Confidence in the eurozone economy fell in April for a second consecutive month, increasing the likelihood of a cut in interest rates later this week.

Economic morale in the 17 countries using the euro slipped 1.5 points to a worst than expected 88.6, according to the European Commission.

It is now at a 4-month low.

Economists said the disappointing data meant the European Central Bank was likely to cut interest rates this Thursday.

"The further and increased slippage in economic sentiment in April reinforces our belief that the European Central Bank is more likely than not to cut interest rates on Thursday," said IHS Global Insight economist Howard Archer.

Germany, the eurozone's biggest economy, saw one of the sharpest declines in the region, with its economic index worsening by 2.3 points, while confidence in Italy fell by 1.9 points.

In contrast, economic sentiment in Spain rose by 0.9 points.

News of the pick-up in Spanish sentiment followed separate official data showing that inflation in Spain was slowing.

National consumer prices rose by 1.4% year-on-year in April, according to the National Statistics Institute (INE) - its lowest rate since March 2010.

The slowdown was largely due to a sharp drop in electricity prices in April.

Interest rate cut

Economists now expect The European Central Bank to announce a cut in interest rates when it reveals its decision this Thursday.

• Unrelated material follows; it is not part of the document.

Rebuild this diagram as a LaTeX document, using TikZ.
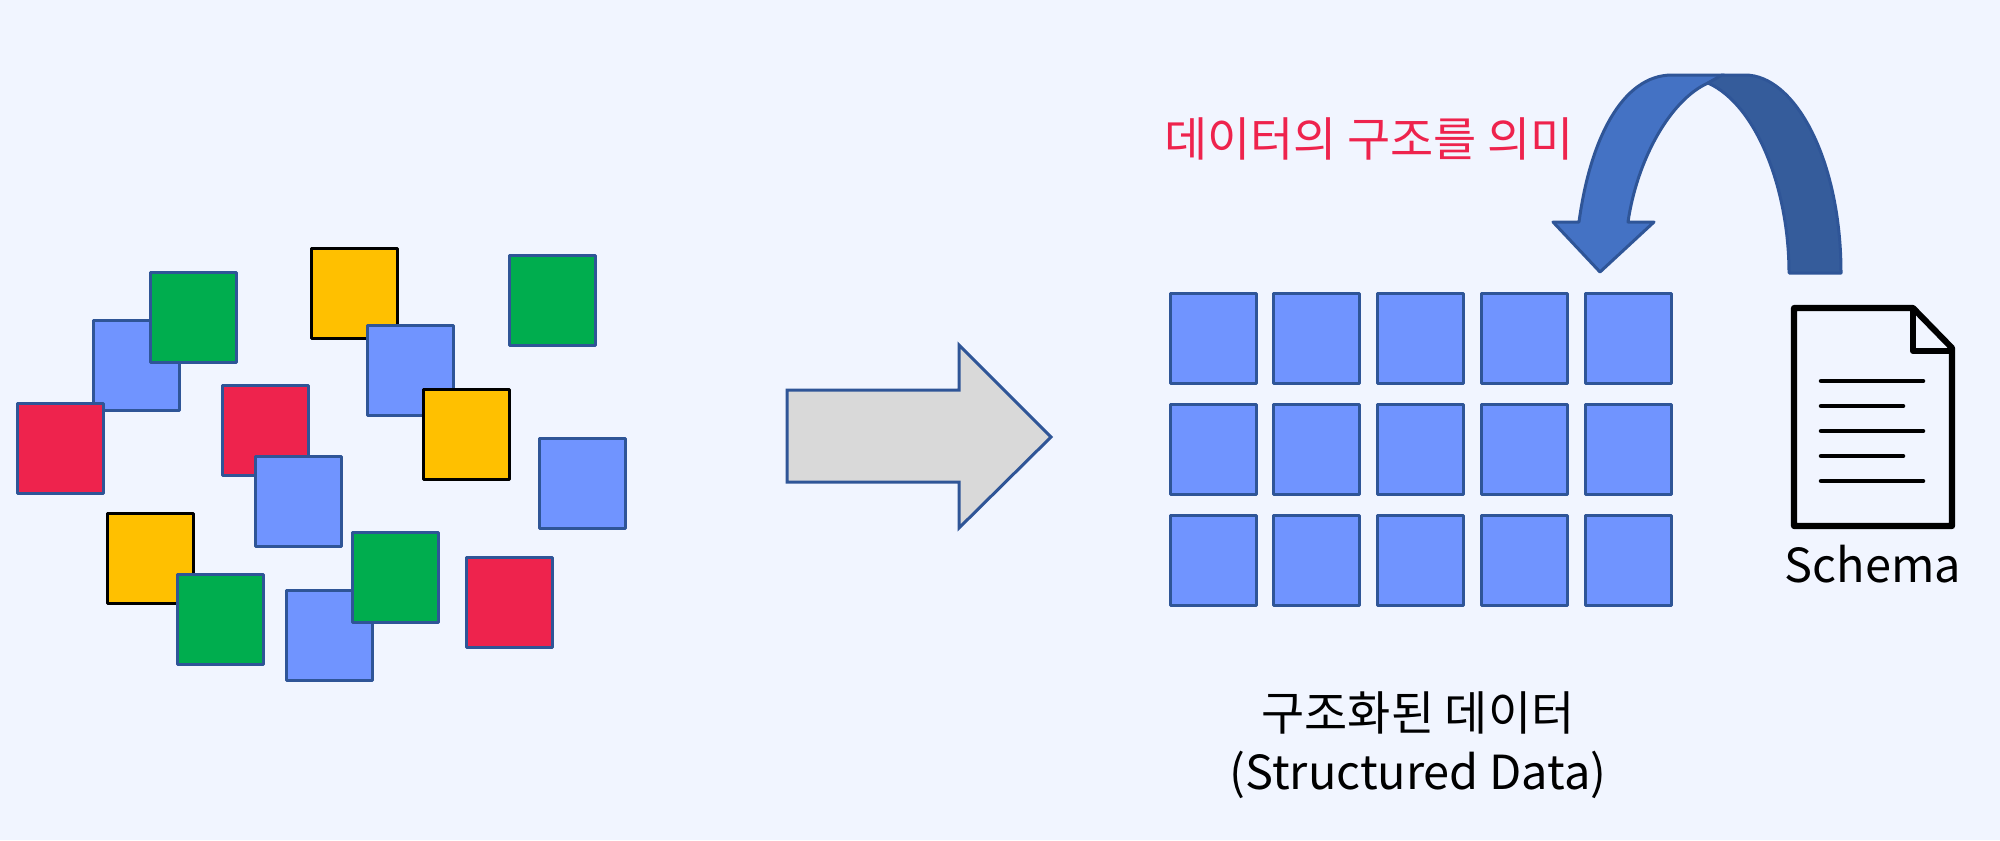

A Reuters survey last week found that a majority of economists expect the ECB to cut the bank's main refinancing rate by 25 basis points to a record low of 0.5%.

If the ECB was to cut rates in a bid to boost sentiment, it would mark its first reduction since July last year.

However, Steen Jakobsen, chief economist at Saxo Bank, said a cut in rates was unlikely to solve the crisis in the Eurozone.

"We need structural reforms and for businesses to invest again," he said.